🧱 LLM Introduction

Abstract

This section covers "Large Language Models" (LLMs) briefly.

Chatbots like ChatGPT and Bard are one of the main reasons behind the huge popularity of Generative AI in recent times. These chatbots are built on top of advanced deep learning models called large language models.

Large language models (LLMs) are a special class of pretrained language models obtained by scaling model size, pretraining corpus and computation. LLMs, because of their large size and pretraining on large volumes of text data, exhibit special abilities which allow them to achieve remarkable performances without any task-specific training in many of the natural language processing tasks.

The era of LLMs started with OpenAI’s GPT-3 model, and the popularity of LLMs has increased exponentially after the introduction of models like GPT-3, GPT-3.5 and GPT4. As shown in the figure, LLMs are built on the top of transformer, an advanced deep learning model and concepts like transfer learning and self-supervised learning.
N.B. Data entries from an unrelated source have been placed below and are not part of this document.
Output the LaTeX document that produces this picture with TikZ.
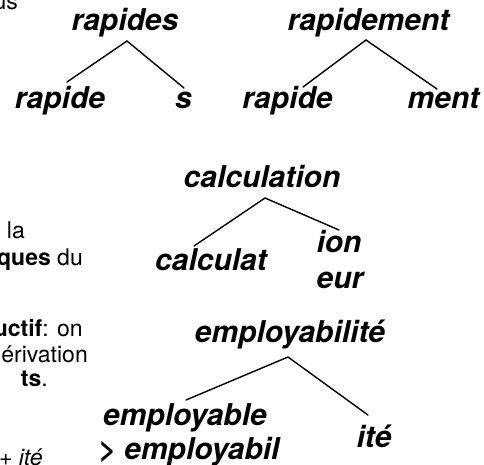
\documentclass[tikz,border=0pt]{standalone}
\usepackage{fontspec}
\setmainfont{TeX Gyre Heros}
\begin{document}
\begin{tikzpicture}[x=1pt,y=-1pt,
  tree/.style={font=\fontsize{30}{35}\selectfont\bfseries\itshape, inner sep=0pt, anchor=base},
  body/.style={font=\fontsize{23}{28}\selectfont, inner sep=0pt, anchor=base east},
  branch/.style={line width=1.4pt, line cap=round}]
\useasboundingbox (0,0) rectangle (484,464);
\clip (0,0) rectangle (484,464);
% left text fragments
\node[body] (us) at (18,9) {us};
\node[body] (la) at (25,238) {la};
\node[body] (ques) at (83,265) {\textbf{ques} du};
\node[body] (uctif) at (83,336) {\textbf{uctif}: on};
\node[body] (erivation) at (88,362) {érivation};
\node[body] (ts) at (48,386) {\textbf{ts}.};
\node[body] (ite2) at (43,465) {+ \textit{ité}};
% tree 1
\node[tree] (rapides) at (125,30) {rapides};
\node[tree] (rapideA) at (60,108) {rapide};
\node[tree] (s) at (183.5,108) {s};
\draw[branch] ([xshift=7pt,yshift=26pt]rapideA.base) -- ([xshift=2pt,yshift=-11pt]rapides.base) -- ([xshift=0.5pt,yshift=20pt]s.base);
% tree 2
\node[tree] (rapidement) at (368.5,30) {rapidement};
\node[tree] (rapideB) at (287.5,108) {rapide};
\node[tree] (ment) at (443.5,108) {ment};
\draw[branch] ([xshift=15.5pt,yshift=21pt]rapideB.base) -- ([xshift=-2.5pt,yshift=-10pt]rapidement.base) -- ([xshift=-6.5pt,yshift=19pt]ment.base);
% tree 3
\node[tree] (calculation) at (262,187) {calculation};
\node[tree] (calculat) at (211,270) {calculat};
\node[tree] (ion) at (339,252) {ion};
\node[tree] (eur) at (340,288) {eur};
\draw[branch] ([xshift=-17pt,yshift=24pt]calculat.base) -- ([xshift=3pt,yshift=-11pt]calculation.base) -- ([xshift=0pt,yshift=22pt]ion.base);
% tree 4
\node[tree] (employabilite) at (290,342) {employabilité};
\node[tree] (employable) at (185,425) {employable};
\node[tree] (employabil) at (189,459) {> employabil};
\node[tree] (ite) at (374,447) {ité};
\draw[branch] ([xshift=1pt,yshift=25pt]employable.base) -- ([xshift=-2pt,yshift=-15pt]employabilite.base) -- ([xshift=-6pt,yshift=32pt]ite.base);
\end{tikzpicture}
\end{document}
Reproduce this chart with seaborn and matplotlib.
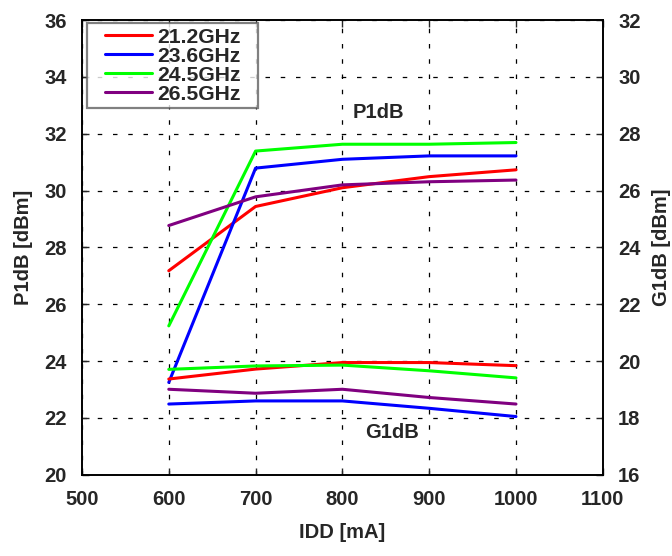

Key ingredients of LLMs. Image is from our survey paper on OpenAI LLMs.

Transformer

Before the transformer model, NLP research focused on traditional deep learning models like MLP, CNN, RNN, LSTM, GRU, and encoder-decoders. The transformer model emerged as an effective alternative, addressing issues like vanishing gradients and handling long-term contexts. Because of novel architecture and self-attention mechanism, the transformer model quickly gained popularity and has become the first choice for building pretrained language models and large language models.

Transfer Learning

Transfer Learning in the context of artificial intelligence involves existing knowledge transfer from one task (or domain) to another different but related task (or domain). Transfer learning avoids training a model from scratch and helps improve the model’s performance on the target task (or domain) by leveraging already existing knowledge.

Self-Supervised Learning

Self-supervised learning, a promising learning paradigm in artificial intelligence, helps models from different modalities like language, speech or image to learn background knowledge from large volumes of unlabeled data. Unlike supervised learning, which relies on large volumes of labelled data, self-supervised learning pretrains the models at scale based on the pseudo-supervision offered by one or more pretraining tasks. Here, the pseudo supervision stems from the labels, which are automatically generated without human intervention based on the description of the pretraining task.
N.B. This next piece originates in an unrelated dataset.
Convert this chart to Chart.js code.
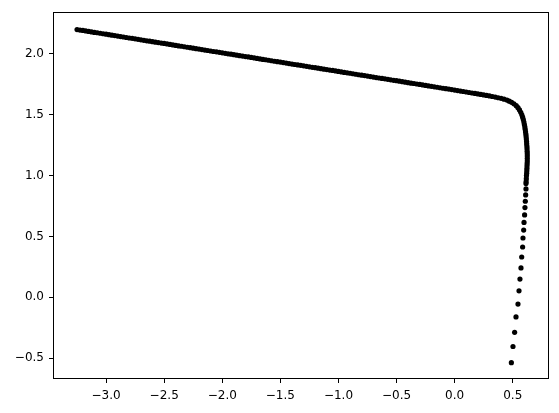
<!DOCTYPE html>
<html>
<head>
<meta charset="utf-8">
<script src="https://cdn.jsdelivr.net/npm/chart.js@4/dist/chart.umd.min.js"></script>
<style>
html,body{margin:0;padding:0;background:#fff;}
#wrap{width:559px;height:413px;}
</style>
</head>
<body>
<div id="wrap"><canvas id="c" width="559" height="413"></canvas></div>
<script>
// Point coordinates (x values, y values)
const xValues = [
-3.25,-3.225,-3.2,-3.175,-3.15,-3.125,-3.1,-3.075,-3.05,-3.025,
-3.0,-2.975,-2.95,-2.925,-2.9,-2.875,-2.85,-2.825,-2.8,-2.775,
-2.75,-2.725,-2.7,-2.675,-2.65,-2.625,-2.6,-2.575,-2.55,-2.525,
-2.5,-2.475,-2.45,-2.425,-2.4,-2.375,-2.35,-2.325,-2.3,-2.275,
-2.25,-2.225,-2.2,-2.175,-2.15,-2.125,-2.1,-2.075,-2.05,-2.025,
-2.0,-1.975,-1.95,-1.925,-1.9,-1.875,-1.85,-1.825,-1.8,-1.775,
-1.75,-1.725,-1.7,-1.675,-1.65,-1.625,-1.6,-1.575,-1.55,-1.525,
-1.5,-1.475,-1.45,-1.425,-1.4,-1.375,-1.35,-1.325,-1.3,-1.275,
-1.25,-1.225,-1.2,-1.175,-1.15,-1.125,-1.1,-1.075,-1.05,-1.025,
-1.0,-0.975,-0.95,-0.925,-0.9,-0.875,-0.85,-0.825,-0.8,-0.775,
-0.75,-0.725,-0.7,-0.675,-0.65,-0.625,-0.6,-0.575,-0.55,-0.525,
-0.5,-0.475,-0.45,-0.425,-0.4,-0.375,-0.35,-0.325,-0.3,-0.275,
-0.25,-0.225,-0.2,-0.175,-0.15,-0.125,-0.1,-0.075,-0.05,-0.025,
0.0,0.025,0.05,0.075,0.1,0.125,0.15,0.175,0.2,0.225,
0.25,0.275,0.3,0.325,0.35,0.375,0.4,0.425,0.45,0.47,
0.49,0.51,0.53,0.545,0.558,0.569,0.578,0.585,0.591,0.596,
0.6,0.604,0.607,0.61,0.613,0.615,0.617,0.619,0.62,0.622,
0.623,0.624,0.625,0.625,0.625,0.625,0.624,0.623,0.622,0.621,
0.62,0.618,0.617,0.615,
0.614,0.614,0.611,0.608,0.605,0.602,0.597,0.594,0.588,0.585,
0.577,0.571,0.562,0.554,0.545,0.528,0.516,0.502,0.488
];
const yValues = [
2.200,2.196,2.193,2.189,2.185,2.181,2.177,2.174,2.170,2.166,
2.162,2.158,2.154,2.151,2.147,2.143,2.139,2.135,2.131,2.128,
2.124,2.120,2.116,2.112,2.108,2.105,2.101,2.097,2.093,2.089,
2.086,2.082,2.078,2.074,2.070,2.066,2.063,2.059,2.055,2.051,
2.047,2.043,2.040,2.036,2.032,2.028,2.024,2.020,2.017,2.013,
2.009,2.005,2.001,1.998,1.994,1.990,1.986,1.982,1.978,1.975,
1.971,1.967,1.963,1.959,1.955,1.952,1.948,1.944,1.940,1.936,
1.933,1.929,1.925,1.921,1.917,1.913,1.910,1.906,1.902,1.898,
1.894,1.890,1.887,1.883,1.879,1.875,1.871,1.867,1.864,1.860,
1.856,1.852,1.848,1.845,1.841,1.837,1.833,1.829,1.825,1.822,
1.818,1.814,1.810,1.806,1.802,1.799,1.795,1.791,1.787,1.783,
1.780,1.776,1.772,1.768,1.764,1.760,1.757,1.753,1.749,1.745,
1.741,1.737,1.734,1.730,1.726,1.722,1.718,1.714,1.711,1.707,
1.703,1.699,1.695,1.691,1.687,1.683,1.679,1.675,1.671,1.667,
1.663,1.659,1.655,1.650,1.645,1.640,1.635,1.628,1.621,1.612,
1.602,1.590,1.575,1.558,1.540,1.520,1.500,1.480,1.460,1.440,
1.420,1.400,1.380,1.360,1.340,1.320,1.300,1.280,1.260,1.240,
1.220,1.200,1.180,1.160,1.140,1.120,1.100,1.080,1.060,1.040,
1.020,1.000,0.975,0.950,
0.934,0.890,0.841,0.789,0.737,0.677,0.615,0.552,0.487,0.413,
0.331,0.241,0.149,0.053,-0.056,-0.162,-0.288,-0.405,-0.538
];
const xTicks = [-3.0,-2.5,-2.0,-1.5,-1.0,-0.5,0.0,0.5];
const yTicks = [-0.5,0.0,0.5,1.0,1.5,2.0];

const points = xValues.map((x, i) => ({x: x, y: yValues[i]}));
const fmt = v => (Math.abs(v) < 1e-9 ? 0 : v).toFixed(1).replace('-', '\u2212');

const frame = {
  id: 'frame',
  afterDraw(chart) {
    const a = chart.chartArea, ctx = chart.ctx;
    ctx.save();
    ctx.strokeStyle = '#000';
    ctx.lineWidth = 1;
    ctx.strokeRect(Math.round(a.left) + 0.5, Math.round(a.top) + 0.5,
                   Math.round(a.right - a.left) - 1, Math.round(a.bottom - a.top) - 1);
    ctx.restore();
  }
};

new Chart(document.getElementById('c'), {
  type: 'scatter',
  data: {
    datasets: [{
      data: points,
      backgroundColor: '#000',
      borderColor: '#000',
      borderWidth: 0,
      pointRadius: 2.6,
      pointHoverRadius: 2.6
    }]
  },
  options: {
    responsive: false,
    animation: false,
    devicePixelRatio: 1,
    layout: {padding: {left: 0, right: 10, top: 10, bottom: 0}},
    plugins: {legend: {display: false}, tooltip: {enabled: false}},
    scales: {
      x: {
        type: 'linear',
        min: -3.457, max: 0.812,
        afterFit: s => { s.height = 34; },
        afterBuildTicks: s => { s.ticks = xTicks.map(v => ({value: v})); },
        grid: {display: true, drawOnChartArea: false, drawTicks: true, tickLength: 4, color: '#000', tickColor: '#000'},
        border: {display: false},
        ticks: {
          color: '#000', padding: 6,
          font: {family: 'DejaVu Sans', size: 12},
          maxRotation: 0, autoSkip: false,
          callback: v => fmt(v)
        }
      },
      y: {
        type: 'linear',
        min: -0.672, max: 2.343,
        afterFit: s => { s.width = 53; },
        afterBuildTicks: s => { s.ticks = yTicks.map(v => ({value: v})); },
        grid: {display: true, drawOnChartArea: false, drawTicks: true, tickLength: 4, color: '#000', tickColor: '#000'},
        border: {display: false},
        ticks: {
          color: '#000', padding: 5,
          font: {family: 'DejaVu Sans', size: 12},
          autoSkip: false,
          callback: v => fmt(v)
        }
      }
    }
  },
  plugins: [frame]
});
</script>
</body>
</html>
Scaling (Data, Model Size & Computation)

The pretrained language models, starting from GPT-1, BERT models to the latest DeBERTa, achieved significant progress and also reduced the amount of labelled data required to train the task-specific models. Pretrained language models follow the paradigm “pretrain then fine-tune”, i.e., the model is pretrained first and then adapted to downstream tasks by fine-tuning. Pretrained language models cannot generalize to unseen downstream tasks without task-specific fine-tuning and hence these models are treated as narrow AI systems.
The research community's main focus is on developing artificial general intelligence (AGI) systems capable of general problem-solving. Researchers found that pretrained language models' performance can be improved through scaling along three dimensions: pretraining computation, pretraining data, and model size.

Larger models can capture more nuanced language patterns, enhancing text understanding and generation. Scaling, enabled by transfer learning and self-supervised learning, led to the creation of GPT-3. GPT-3 and its successor models are referred to as "large language models" to distinguish them from pretrained language models.